Introduction to Demonetization
Demonetization happed on 8th November, 2016 when the Indian Government declared that the Rs.500/- and Rs.1000/- currency notes were not longer legal tenders. The move was sudden which stunned the Indian Economy where there is a parallel cash economy operating at all times. It is estimated that 86% of the currency was pulled out of Circulation. The Government claimed that this was a necessary step to curb Black money and rampant counterfeit currency which was used to fund illegal and dangerous activities like terrorism. The suddenness of the scheme had huge side effects.
Impact of Demonetization on Indian Economy
People lost work hours because they were forced to stand in long ques outside banks to either exchange the old currency that they had or procure new currency. 86% of the cash currency was pulled out of the system resulting in the industry to come to a grinding halt. There was a sudden dip in GDP of the country. Many economists claimed that it will take at least 2 years for the economy of the country to recover. The Government was not prepared to tackle the situation.
The new currency was way short in supply as compared to the demand. The cost of withdrawal of the currency and printing and issue of new currency was greater than the benefits claimed. The Government has till date not quantified or published data for the benefit of the public to clarify the benefits derived from demonetization.
Advantages of Demonetization
Advantages of Demonetization ‘claimed’ have been removal of black money and breaking the back of Terrorist and illegal activities in India. There is no substantial proof of this being achieved by Demonetization. However, the citizens of the country have moved towards cashless economy. During the initial period inflation rate went down with the prices of commodities declining.
Banking operations have become stronger, their lending portfolio has increased from MSME’s and small businesses. People are better equipped with handling virtual money instead of paper currency. Also, the month of November, 2016 saw maximum collections by the Government, Municipal and Civil bodies in terms over due and advance taxes and utility bills. Example: The Greater Hyderabad Municipal Corporation reported collecting about 160 crores in cash payments of outstanding and advance taxes, within first four days of demonetization.

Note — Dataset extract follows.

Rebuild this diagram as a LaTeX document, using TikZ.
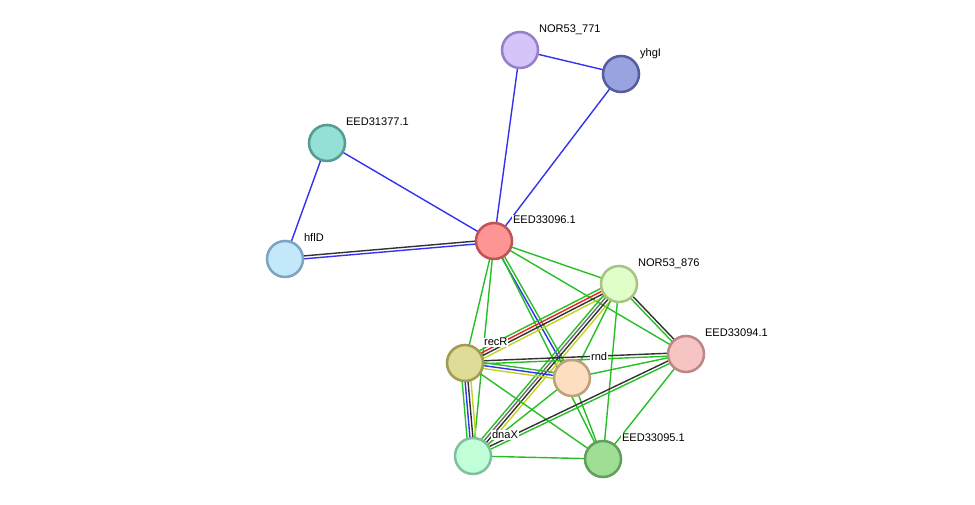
\documentclass[tikz,border=0pt]{standalone}
\usepackage{fontspec}
\setmainfont{Liberation Sans}
\usetikzlibrary{calc}
\pgfdeclarelayer{bg}
\pgfsetlayers{bg,main}
\definecolor{sgreen}{RGB}{40,190,40}
\definecolor{sblue}{RGB}{50,50,240}
\definecolor{sblack}{RGB}{50,50,50}
\definecolor{sgray}{RGB}{110,110,110}
\definecolor{syellow}{RGB}{195,210,30}
\definecolor{sred}{RGB}{240,30,30}
\tikzset{
  prot/.style={circle,minimum size=27pt,inner sep=0pt,line width=1.9pt},
  lab/.style={anchor=base west,inner sep=0.6pt,fill=white,font=\fontsize{8.3pt}{9pt}\selectfont,text=black},
  edge/.style={line width=1.05pt},
}
\newcommand\medge[4]{%
  \foreach \c [count=\i] in {#4}{%
    \pgfmathsetmacro\off{((#3+1)/2-\i)*2.2}%
    \draw[edge,draw=\c] ($(#1)!\off pt!90:(#2)$) -- ($(#2)!\off pt!-90:(#1)$);
  }%
}
\begin{document}
\begin{tikzpicture}[x=0.75pt,y=-0.75pt]
\useasboundingbox (0,0) rectangle (975,505);
% nodes
\node[prot,fill={rgb,255:red,212;green,196;blue,250},draw={rgb,255:red,150;green,128;blue,200}] (n771) at (520,50) {};
\node[prot,fill={rgb,255:red,153;green,163;blue,224},draw={rgb,255:red,85;green,95;blue,160}] (yhgI) at (621,74) {};
\node[prot,fill={rgb,255:red,148;green,224;blue,214},draw={rgb,255:red,85;green,155;blue,145}] (e377) at (327,143) {};
\node[prot,fill={rgb,255:red,194;green,232;blue,250},draw={rgb,255:red,125;green,165;blue,195}] (hflD) at (285,259) {};
\node[prot,fill={rgb,255:red,255;green,148;blue,148},draw={rgb,255:red,190;green,85;blue,85}] (e096) at (494,241) {};
\node[prot,fill={rgb,255:red,224;green,255;blue,200},draw={rgb,255:red,168;green,196;blue,130}] (n876) at (619,284) {};
\node[prot,fill={rgb,255:red,247;green,196;blue,196},draw={rgb,255:red,190;green,135;blue,135}] (e094) at (686,354) {};
\node[prot,fill={rgb,255:red,222;green,220;blue,150},draw={rgb,255:red,160;green,155;blue,85}] (recR) at (465,363) {};
\node[prot,fill={rgb,255:red,253;green,222;blue,192},draw={rgb,255:red,190;green,160;blue,125}] (rnd) at (572,378) {};
\node[prot,fill={rgb,255:red,192;green,255;blue,216},draw={rgb,255:red,128;green,192;blue,160}] (dnaX) at (473,456) {};
\node[prot,fill={rgb,255:red,160;green,222;blue,150},draw={rgb,255:red,95;green,160;blue,90}] (e095) at (603,459) {};
% labels
\node[lab] (l771) at ($(n771)+(18,-17)$) {NOR53\_771};
\node[lab] (lyhgI) at ($(yhgI)+(18,-17)$) {yhgI};
\node[lab] (l377) at ($(e377)+(18,-17)$) {EED31377.1};
\node[lab] (lhflD) at ($(hflD)+(18,-17)$) {hflD};
\node[lab] (l096) at ($(e096)+(18,-17)$) {EED33096.1};
\node[lab] (l876) at ($(n876)+(18,-17)$) {NOR53\_876};
\node[lab] (l094) at ($(e094)+(18,-17)$) {EED33094.1};
\node[lab] (lrecR) at ($(recR)+(18,-17)$) {recR};
\node[lab] (lrnd) at ($(rnd)+(18,-17)$) {rnd};
\node[lab] (ldnaX) at ($(dnaX)+(18,-17)$) {dnaX};
\node[lab] (l095) at ($(e095)+(18,-17)$) {EED33095.1};
% edges
\begin{pgfonlayer}{bg}
\medge{n771}{yhgI}{1}{sblue}
\medge{n771}{e096}{1}{sblue}
\medge{yhgI}{e096}{1}{sblue}
\medge{e377}{hflD}{1}{sblue}
\medge{e377}{e096}{1}{sblue}
\medge{hflD}{e096}{2}{sblack,sblue}
\medge{e096}{n876}{1}{sgreen}
\medge{e096}{e094}{1}{sgreen}
\medge{e096}{recR}{1}{sgreen}
\medge{e096}{dnaX}{1}{sgreen}
\medge{e096}{rnd}{2}{sgreen,sblue}
\medge{e096}{e095}{1}{sgreen}
\medge{n876}{recR}{4}{syellow,sblack,sred,sgreen}
\medge{n876}{dnaX}{4}{syellow,sblack,sgray,sgreen}
\medge{n876}{rnd}{1}{sgreen}
\medge{n876}{e094}{2}{sblack,sgreen}
\medge{n876}{e095}{1}{sgreen}
\medge{recR}{rnd}{3}{sgreen,sblue,syellow}
\medge{recR}{e094}{2}{sblack,sgreen}
\medge{recR}{dnaX}{4}{syellow,sblack,sblue,sgreen}
\medge{recR}{e095}{1}{sgreen}
\medge{rnd}{e094}{1}{sgreen}
\medge{rnd}{dnaX}{1}{sgreen}
\medge{rnd}{e095}{1}{sgreen}
\medge{dnaX}{e094}{2}{sblack,sgreen}
\medge{dnaX}{e095}{1}{sgreen}
\medge{e094}{e095}{1}{sgreen}
\end{pgfonlayer}
\end{tikzpicture}
\end{document}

Down side of Demonetization
There was a definite slow down of the economy. Many sectors were hit hard like real estate and automobile. Agriculture sector was worst hit because it is 80% cash based. Resentment was there because of the poor planning and implementation.
According to RBI 99.3% of the currency which was in the market came back into the banking system which is interpreted as either there was very little black money in the market or the entire exercise was futile as all the black money has been laundered and is back into the system. Many are also of the view that the newly introduced Rs.2000/- currency note will increase the presence of black money because of ease of storage and hoarding.
According to the Industry Professionals, Demonetization was a step that should have been avoided since it had negative impact on the Indian Economy and did not reap any substantial benefits.